Thompson is famous for his tape recorder, and was known, like Kerouac (who gave Naked Lunch its name), to write directly from tape recordings of quotes and notes. Burroughs also used notes he wrote while battling withdrawals from heroin for Naked Lunch. I think this glorification of new technology was a result of a movement towards more “real” literature, and the new technology allowed Thompson to be even more “real” than his Beat predecessors, despite how unreal much of Thompson’s work may seem.
The point is, you may be shocked to learn what is factual and what is fiction.

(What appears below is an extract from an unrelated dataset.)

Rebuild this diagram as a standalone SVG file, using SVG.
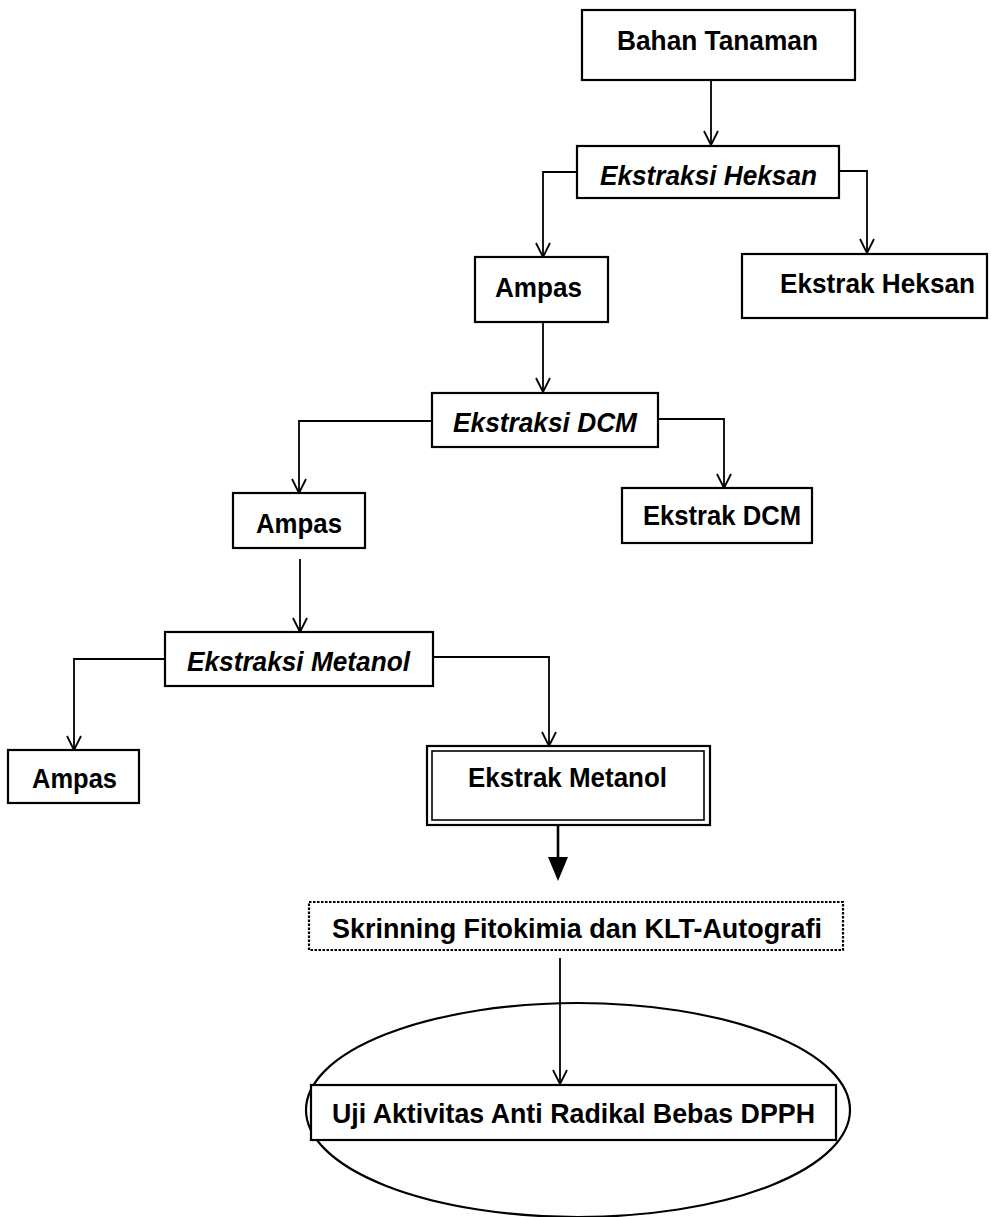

Burroughs turned the novel, typically a work of fiction, into a fantastic, autobiographical account of past events – exaggerated memoirs if you will – and he did it all while torpedoing the conventional stylistic form of the novel.
Burroughs pushed all the boundaries further than anyone before him. He pushed the boundaries of censorship, the boundaries of form, and the boundaries of the novel itself.
Naked Lunch with the additional notes and letters from Burroughs is actually one of the most informative and conclusive collections of first-hand narcotics experience and research. Any junkie or wannabe junkie should read it before shooting up because, “The addict in the street who must have junk to live is the one irreplaceable factor in the junk equation. When there are no more addicts to buy junk there will be no junk traffic. As long as junk need exists, someone will service it” (202).